Он сел в седло позади Ромки, Залогин вскочил в коляску, и мотоцикл, словно только и ждал этой расстановки, громогласно кашляя – глушителя на нем, конечно, по немецкому обыкновению не было, – даже не рванулся – прыгнул вперед и полетел наискосок через выгон. Они сразу оказались на одной линии между мотоциклами и идущими по проселку машинами, и потому немецкие пулеметы молчали. Залогин тоже не задирался. Он поглядывал то на преследователей, то на машины, но вдруг повернулся к товарищам:
– Но комбат-то какой мужик оказался колоссальный, а? – весело кричал он: видать, эта мысль в нем все время сидела, да только сейчас вдруг прорвалась. – Вот не ждал. Ну никак! Я – то думал – рохля он, слабак. Народ в атаку рвется, а он лежит… А у него, выходит, думка была. Во как момент рассчитал – автоматчиков прихватили врасплох. Ты меня живьем зажарь – я бы такого не придумал. Я бы сдуру совсем в другой бок попер… Во мужик оказался!..
6
Начало войны Ромка Страшных встретил на гауптвахте. На гауптвахте он сидел четвертые сутки, всего полагалось пять, и как ему это надоело – описать невозможно. Вырваться досрочно был только один путь – через лазарет, но фельдшер в последнее время стал бдителен и бессердечен. Правда, к этому у него были основания. Еще в прежние свои штрафные денечки Ромка уж чем только не «покупал» его, начиная от нарушения вестибулярного аппарата и кончая почти всамделишным желудочным кровотечением. Когда же не только для всей заставы, но и для самого фельдшера стало очевидным, что Ромкина изобретательность куда мощнее, чем его, фельдшеровы, медицинские познания, он озлобился, как это часто бывает с недалекими людьми, когда им случается поплатиться за свое простодушие. А тут, как назло, и Ромкин арсенал иссяк. И когда он, можно сказать, с отчаяния, но тем не менее не желая повторяться, наглотался слабительного, его непритворные муки вызвали только унизительные насмешки. И поделом: лишь сумасшедший способен вообразить, что гауптвахтным меню можно отравиться.

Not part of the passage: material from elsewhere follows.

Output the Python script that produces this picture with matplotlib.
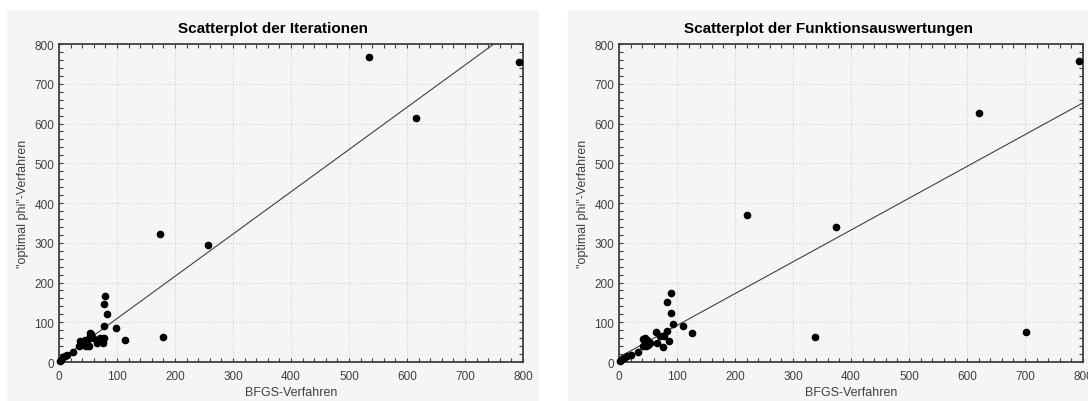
import matplotlib.pyplot as plt
import numpy as np
from matplotlib.patches import Rectangle
from matplotlib.ticker import MultipleLocator

# Iterationen: BFGS vs "optimal phi"
iter_bfgs = [535, 793, 616, 174, 257, 179, 114, 98, 79, 77, 83, 77, 77, 75, 70, 65,
             54, 53, 49, 40, 37, 46, 43, 58, 52, 35, 56, 45, 41, 24, 11, 7, 3, 14, 1]
iter_phi = [767, 755, 615, 321, 295, 64, 56, 85, 167, 145, 122, 91, 60, 49, 60, 47,
            74, 65, 52, 44, 52, 39, 48, 60, 39, 39, 70, 55, 50, 24, 16, 12, 6, 18, 3]

# Funktionsauswertungen: BFGS vs "optimal phi"
feval_bfgs = [793, 621, 220, 374, 338, 701, 126, 111, 93, 89, 83, 89, 83, 86, 76, 66,
              63, 71, 78, 44, 50, 41, 47, 53, 41, 48, 45, 52, 32, 20, 14, 9, 3, 1]
feval_phi = [758, 626, 369, 339, 62, 75, 73, 91, 96, 174, 151, 124, 79, 54, 38, 47,
             75, 65, 66, 52, 44, 59, 39, 48, 39, 55, 60, 50, 25, 18, 14, 10, 5, 2]

# Regression lines (intercept, slope) as drawn in the original
iter_fit = (3, 1.063)
feval_fit = (12, 0.8)

titles = ["Scatterplot der Iterationen", "Scatterplot der Funktionsauswertungen"]
xlabel = "BFGS-Verfahren"
ylabel = '"optimal phi"-Verfahren'

W, H = 1088, 402
bg = "#f5f5f5"
fig = plt.figure(figsize=(W / 100, H / 100), dpi=100, facecolor="white")
plt.rcParams["font.family"] = ["Liberation Sans", "DejaVu Sans"]

panels = [(7, 538), (568, 1088)]
axes_px = [(59, 523), (619, 1083)]
top, bottom = 45, 363
datasets = [(iter_bfgs, iter_phi, iter_fit), (feval_bfgs, feval_phi, feval_fit)]

for (p0, p1), (a0, a1), title, (xs, ys, fit) in zip(panels, axes_px, titles, datasets):
    fig.patches.append(Rectangle((p0 / W, 0), (p1 - p0) / W, (H - 11) / H,
                                 transform=fig.transFigure, color=bg, zorder=-1))
    ax = fig.add_axes([a0 / W, 1 - bottom / H, (a1 - a0) / W, (bottom - top) / H])
    ax.set_facecolor(bg)
    ax.set_xlim(0, 800)
    ax.set_ylim(0, 800)
    ax.xaxis.set_major_locator(MultipleLocator(100))
    ax.yaxis.set_major_locator(MultipleLocator(100))
    ax.xaxis.set_minor_locator(MultipleLocator(20))
    ax.yaxis.set_minor_locator(MultipleLocator(20))
    ax.tick_params(which="both", direction="in", top=True, right=True,
                   color="#404040", labelcolor="#404040", labelsize=8.5)
    ax.tick_params(which="major", length=3, width=0.8)
    ax.tick_params(which="minor", length=3, width=0.8)
    ax.tick_params(axis="x", pad=6)
    for s in ax.spines.values():
        s.set_color("#404040")
        s.set_linewidth(1.3)
    ax.grid(True, which="major", linestyle=":", color="#d0d0d0", linewidth=0.8)
    ax.set_axisbelow(True)

    xl = np.array([0, 800])
    ax.plot(xl, fit[0] + fit[1] * xl, color="#404040", linewidth=0.8, zorder=2)
    ax.plot(xs, ys, "o", color="black", markersize=4.5, zorder=3, clip_on=False)

    ax.set_xlabel(xlabel, color="#404040", fontsize=9, labelpad=3)
    ax.set_ylabel(ylabel, color="#404040", fontsize=9, labelpad=4)
    fig.text((p0 + p1) / 2 / W, 1 - 29 / H, title, ha="center", va="center",
             fontsize=11, fontweight="bold", color="black")

fig.savefig("out.png", dpi=100, facecolor="white")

Когда начался бой, о Страшных просто забыли. Немцы наступали большими силами, как оценил потом Тимофей Егоров, – не меньше батальона; видать, хотели сразу сбить пограничников и вырваться на оперативный простор. Удар был нацелен прямо на заставу. Уже через пятнадцать минут броневики попытались с ходу ворваться на территорию. К сожалению, это им сошло: спросонок некоторые парни от растерянности пустили в ход гранаты и бутылки с горючей жидкостью раньше срока, удалось поджечь только один броневик, да и тот укатил своим ходом; метрах в семистах от заставы немцы остановились и под прикрытием двух других машин потушили огонь. Тут как раз подоспела их пехота, и они пошли в атаку снова, теперь уже всерьез.
Команду «в ружье» Ромка проспал. Его разбудили взрывы гранат. Стены дома дрожали, с потолка обвалился кусок штукатурки, где-то вовсе неподалеку били винтовки и сразу несколько пулеметов, и одна очередь, не меньше пяти пуль, пришлась в стену этого дома, хотя и несколько в стороне от помещения гауптвахты. Ромку это не испугало. Стены здесь были из дикого камня, их не всяким снарядом возьмешь, но относительная безопасность скорее огорчила Ромку, чем обрадовала. Он считал – и это на самом деле так и было, – что не боится ничего на свете; в риске он всегда видел только положительную сторону, и, если бы вдруг произошло чудо и стены из каменных превратились в картонные, и именно было бы видеть, как – вззза! вззза! – в них то там, то здесь возникают рваные пулевые отверстия, он испытал бы восторг и упоение. Он бы жил! Он метался бы от стены к стене, он вжимался бы в пол и счастливым смехом встречал бы каждую обманутую им пулю…
Ромка подбежал к двери и забарабанил в нее изо всех сил. Часовой не отзывался. Ромка стал кричать, потом схватил табуретку и в три удара разбил ее о дверь – в коридоре было по-прежнему тихо. «Меня забыли, – понял Ромка. – Они забыли обо мне, паразитские морды, а может, и нарочно оставили, назло, потому что я им плешь переел, и теперь они без меня разобьют фашистов и получат ордена. Ну конечно, они меня нарочно оставили, они ведь знают, как я мечтал о настоящем бое, и чтобы потом меня вызвали в Москву, в Кремль, и Михаил Иванович Калинин сам бы вручил мне орден».